Initially, the song "Running Back" was chosen to be a single ahead of "The Boys Are Back in Town", the latter being seen as possibly too aggressive for some radio stations to play. Frontman and songwriter Phil Lynott and producer John Alcock decided to employ session musicians to add more commercial elements to some of the tracks to try to produce a hit single, and Tim Hinkley was brought in to add keyboard parts to "Running Back". Guitarist Brian Robertson was against the idea, as he liked the song as it had originally been arranged, in a blues format with his own additions of piano and bottleneck guitar. He later said, "I took enormous offence to. I couldn't understand why they'd pay this guy a fortune just for playing what he did.
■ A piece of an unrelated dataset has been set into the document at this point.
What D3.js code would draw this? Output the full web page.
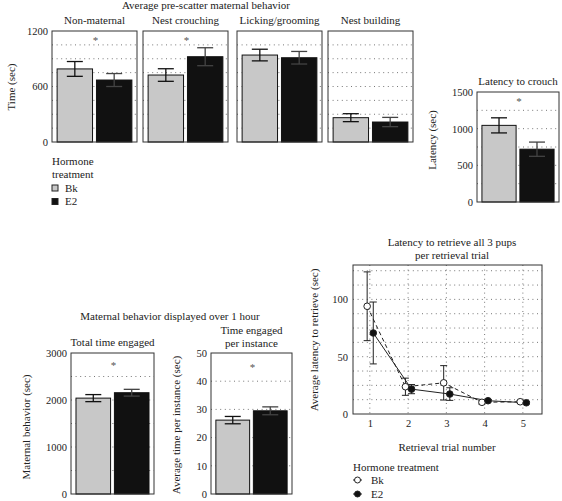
<!DOCTYPE html>
<html><head><meta charset="utf-8">
<script src="https://cdn.jsdelivr.net/npm/d3@7"></script>
<style>body{margin:0;background:#fff}</style>
</head><body><svg id="c" width="562" height="501" font-family="Liberation Serif, DejaVu Serif, serif"></svg>
<script>
// ---------- DATA ----------
const groups = ["Bk", "E2"];
const preCategories = ["Non-maternal", "Nest crouching", "Licking/grooming", "Nest building"];
const preBk = [790, 724, 940, 263];
const preBkErr = [80, 68, 63, 43];
const preE2 = [670, 922, 911, 216];
const preE2Err = [70, 97, 68, 50];
const preSig = [true, true, false, false];
const preTicks = [0, 600, 1200];

const crouchBk = 1045, crouchBkErr = 103;
const crouchE2 = 720, crouchE2Err = 97;
const crouchTicks = [0, 500, 1000, 1500];

const totalBk = 2040, totalBkErr = 75;
const totalE2 = 2155, totalE2Err = 72;
const totalTicks = [0, 1000, 2000, 3000];

const instBk = 26.2, instBkErr = 1.3;
const instE2 = 29.5, instE2Err = 1.4;
const instTicks = [0, 10, 20, 30, 40, 50];

const trials = [1, 2, 3, 4, 5];
const retBk = [94, 23.8, 27.2, 10.2, 10.7];
const retBkErr = [30, 7.5, 15, 1.5, 1];
const retE2 = [70.7, 21.7, 17.4, 11.6, 9.8];
const retE2Err = [27, 4, 5.5, 1, 1];
const retTicks = [0, 50, 100];

// ---------- STYLE ----------
const FONT = "Liberation Serif, DejaVu Serif, serif";
const svg = d3.select("#c");
svg.append("rect").attr("width", 562).attr("height", 501).attr("fill", "#fff");
const FS = 11, TFS = 10.5;
const fill = {Bk: "#c8c8c8", E2: "#111"};

function txt(x, y, s, opts = {}) {
  const t = svg.append("text").attr("x", x).attr("y", y).text(s)
    .attr("font-family", FONT).attr("fill", "#222")
    .attr("font-size", opts.size || FS).attr("text-anchor", opts.anchor || "middle");
  if (opts.rot) t.attr("transform", `rotate(-90,${x},${y})`);
  return t;
}
function styleAxis(ax) {
  ax.attr("font-family", FONT);
  ax.select(".domain").remove();
  ax.selectAll("text").attr("font-size", TFS).attr("font-family", FONT).attr("fill", "#222");
}

function barPanel(p) {
  const g = svg.append("g");
  const y = d3.scaleLinear().domain([0, p.max]).range([p.y1, p.y0]);
  const x = d3.scaleBand().domain(groups).range([p.x0, p.x1]).paddingInner(0.1).paddingOuter(0.13);
  g.selectAll(".grid").data(d3.range(p.step, p.max, p.step)).join("line")
    .attr("x1", p.x0).attr("x2", p.x1).attr("y1", d => y(d)).attr("y2", d => y(d))
    .attr("stroke", "#777").attr("stroke-width", 1).attr("stroke-dasharray", "1,3.6");
  const vals = [{k: "Bk", v: p.bk, e: p.bkErr}, {k: "E2", v: p.e2, e: p.e2Err}];
  g.selectAll(".bar").data(vals).join("rect")
    .attr("x", d => x(d.k)).attr("width", x.bandwidth())
    .attr("y", d => y(d.v)).attr("height", d => y(0) - y(d.v))
    .attr("fill", d => fill[d.k]).attr("stroke", "#111").attr("stroke-width", 1);
  const cap = 8;
  vals.forEach(d => {
    const cx = x(d.k) + x.bandwidth() / 2;
    const col = d.k === "E2" ? "#444" : "#111";
    g.append("line").attr("x1", cx).attr("x2", cx).attr("y1", y(d.v + d.e)).attr("y2", y(d.v - d.e)).attr("stroke", col).attr("stroke-width", 1.3);
    [d.v + d.e, d.v - d.e].forEach(v => g.append("line").attr("x1", cx - cap).attr("x2", cx + cap).attr("y1", y(v)).attr("y2", y(v)).attr("stroke", col).attr("stroke-width", 1.3));
  });
  g.append("rect").attr("x", p.x0).attr("y", p.y0).attr("width", p.x1 - p.x0).attr("height", p.y1 - p.y0)
    .attr("fill", "none").attr("stroke", "#333").attr("stroke-width", 1);
  if (p.ticks) {
    const ax = g.append("g").attr("transform", `translate(${p.x0},0)`)
      .call(d3.axisLeft(y).tickValues(p.ticks).tickFormat(d3.format("d")).tickSize(0).tickPadding(4));
    styleAxis(ax);
  }
  if (p.sig) {
    const sx = (x("Bk") + x.bandwidth() + x("E2")) / 2 + 1;
    g.append("text").attr("x", sx).attr("y", p.y0 + p.sigDy).attr("text-anchor", "middle")
      .attr("font-family", FONT).attr("font-size", 11).attr("fill", "#555").text("*");
  }
  if (p.title) txt((p.x0 + p.x1) / 2, p.titleY, p.title);
}

// ---------- TOP: pre-scatter ----------
txt(206, 8.5, "Average pre-scatter maternal behavior");
const preX = [52, 143, 237, 328];
preCategories.forEach((c, i) => {
  barPanel({x0: preX[i], x1: preX[i] + 85, y0: 31, y1: 142, max: 1200, step: 150,
    bk: preBk[i], bkErr: preBkErr[i], e2: preE2[i], e2Err: preE2Err[i],
    sig: preSig[i], sigDy: 13, ticks: i === 0 ? preTicks : null, title: c, titleY: 24});
});
txt(15, 87, "Time (sec)", {rot: true});
txt(52, 165, "Hormone", {anchor: "start"});
txt(52, 177.5, "treatment", {anchor: "start"});
groups.forEach((gname, i) => {
  svg.append("rect").attr("x", 52).attr("y", 185 + i * 13.5).attr("width", 6).attr("height", 6)
    .attr("fill", fill[gname]).attr("stroke", "#222").attr("stroke-width", 1);
  txt(65, 191.5 + i * 13.5, gname, {anchor: "start"});
});

// ---------- Latency to crouch ----------
barPanel({x0: 477, x1: 559, y0: 92, y1: 202, max: 1500, step: 250,
  bk: crouchBk, bkErr: crouchBkErr, e2: crouchE2, e2Err: crouchE2Err,
  sig: true, sigDy: 13, ticks: crouchTicks, title: "Latency to crouch", titleY: 85});
txt(436, 140, "Latency (sec)", {rot: true});

// ---------- Bottom left ----------
txt(170, 320, "Maternal behavior displayed over 1 hour");
barPanel({x0: 71, x1: 154, y0: 353, y1: 494, max: 3000, step: 500,
  bk: totalBk, bkErr: totalBkErr, e2: totalE2, e2Err: totalE2Err,
  sig: true, sigDy: 16, ticks: totalTicks, title: "Total time engaged", titleY: 346});
txt(30, 427, "Maternal behavior (sec)", {rot: true});
barPanel({x0: 211, x1: 292, y0: 353, y1: 494, max: 50, step: 10,
  bk: instBk, bkErr: instBkErr, e2: instE2, e2Err: instE2Err,
  sig: true, sigDy: 18, ticks: instTicks, title: "Time engaged", titleY: 334});
txt(251.5, 346.5, "per instance");
txt(180, 425, "Average time per instance (sec)", {rot: true});

// ---------- Line chart ----------
(function () {
  const x0 = 353, x1 = 542, y0 = 265, y1 = 414;
  const x = d3.scaleLinear().domain([0.56, 5.5]).range([x0, x1]);
  const y = d3.scaleLinear().domain([0, 130]).range([y1, y0]);
  const g = svg.append("g");
  g.selectAll(".hg").data(d3.range(12.5, 130, 12.5)).join("line")
    .attr("x1", x0).attr("x2", x1).attr("y1", d => y(d)).attr("y2", d => y(d))
    .attr("stroke", "#777").attr("stroke-dasharray", "1,3.6");
  g.selectAll(".vg").data(trials).join("line")
    .attr("x1", d => x(d)).attr("x2", d => x(d)).attr("y1", y0).attr("y2", y1)
    .attr("stroke", "#777").attr("stroke-dasharray", "1,3.6");
  g.append("rect").attr("x", x0).attr("y", y0).attr("width", x1 - x0).attr("height", y1 - y0)
    .attr("fill", "none").attr("stroke", "#333");
  const series = [
    {k: "Bk", v: retBk, e: retBkErr, off: -0.07, dash: "4,3", f: "#fff"},
    {k: "E2", v: retE2, e: retE2Err, off: 0.09, dash: null, f: "#111"}
  ];
  series.forEach(s => {
    const pts = trials.map((t, i) => ({t: t + s.off, v: s.v[i], e: s.e[i]}));
    pts.forEach(p => {
      const cx = x(p.t);
      g.append("line").attr("x1", cx).attr("x2", cx).attr("y1", y(p.v + p.e)).attr("y2", y(p.v - p.e)).attr("stroke", "#222").attr("stroke-width", 1);
      [p.v + p.e, p.v - p.e].forEach(v => g.append("line").attr("x1", cx - 3.5).attr("x2", cx + 3.5).attr("y1", y(v)).attr("y2", y(v)).attr("stroke", "#222"));
    });
    g.append("path").datum(pts).attr("d", d3.line().x(d => x(d.t)).y(d => y(d.v)))
      .attr("fill", "none").attr("stroke", "#222").attr("stroke-width", 1).attr("stroke-dasharray", s.dash);
  });
  series.forEach(s => {
    g.selectAll(".pt" + s.k).data(trials).join("circle")
      .attr("cx", (d) => x(d + s.off)).attr("cy", (d, i) => y(s.v[i])).attr("r", 3.3)
      .attr("fill", s.f).attr("stroke", "#222").attr("stroke-width", 1);
  });
  const ay = g.append("g").attr("transform", `translate(${x0},0)`)
    .call(d3.axisLeft(y).tickValues(retTicks).tickSize(0).tickPadding(5));
  styleAxis(ay);
  const axx = g.append("g").attr("transform", `translate(0,${y1})`)
    .call(d3.axisBottom(x).tickValues(trials).tickFormat(d3.format("d")).tickSize(0).tickPadding(6));
  styleAxis(axx);
  txt(452, 246, "Latency to retrieve all 3 pups");
  txt(452, 259, "per retrieval trial");
  txt(447, 451, "Retrieval trial number");
  txt(318, 340, "Average latency to retrieve (sec)", {rot: true});
  txt(353, 471, "Hormone treatment", {anchor: "start"});
  series.forEach((s, i) => {
    const ly = 480 + i * 14;
    g.append("line").attr("x1", 353).attr("x2", 362).attr("y1", ly).attr("y2", ly).attr("stroke", "#222");
    g.append("circle").attr("cx", 357.5).attr("cy", ly).attr("r", 3).attr("fill", s.f).attr("stroke", "#222");
    txt(371, ly + 3.5, s.k, {anchor: "start"});
  });
})();
</script></body></html>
Listen to it and tell me it's not bollocks." Robertson did not play on the finished version of the song and Hinkley is not credited on the album sleeve. Lynott said at the time that "Running Back" was "very much influenced by Van Morrison. I really like that song." Thirty-five years later, Robertson recorded his own versions of the song on his 2011 album Diamonds and Dirt.

Stephen Thomas Erlewine of Allmusic described Jailbreak as a "truly exceptional album", with "a dimension of richness that sustains, but there's such kinetic energy to the band that it still sounds immediate no matter how many times it's played". Highlighting Lynott's songs as "lovingly florid... crammed with specifics and overflowing with life", he claimed that Gorham and Robertson's guitar work is "intertwined, dual-lead guitar interplay that was one of the most distinctive sounds of '70s rock". Conversely, Robert Christgau likened the album's songs to Bruce Springsteen cast-offs, with Lynott's lyrical ideas as "boring", and Gorham's guitar lines as "second-hand". Stuart Bailie of Classic Rock magazine, reviewing the 2011 Thin Lizzy reissues, refers to Christgau's statements writing that both Springsteen and Lynott "were indebted to Van Morrson and his Celtic soul" and remarks how on Jailbreak "Lynott's best attributes were coming on strong."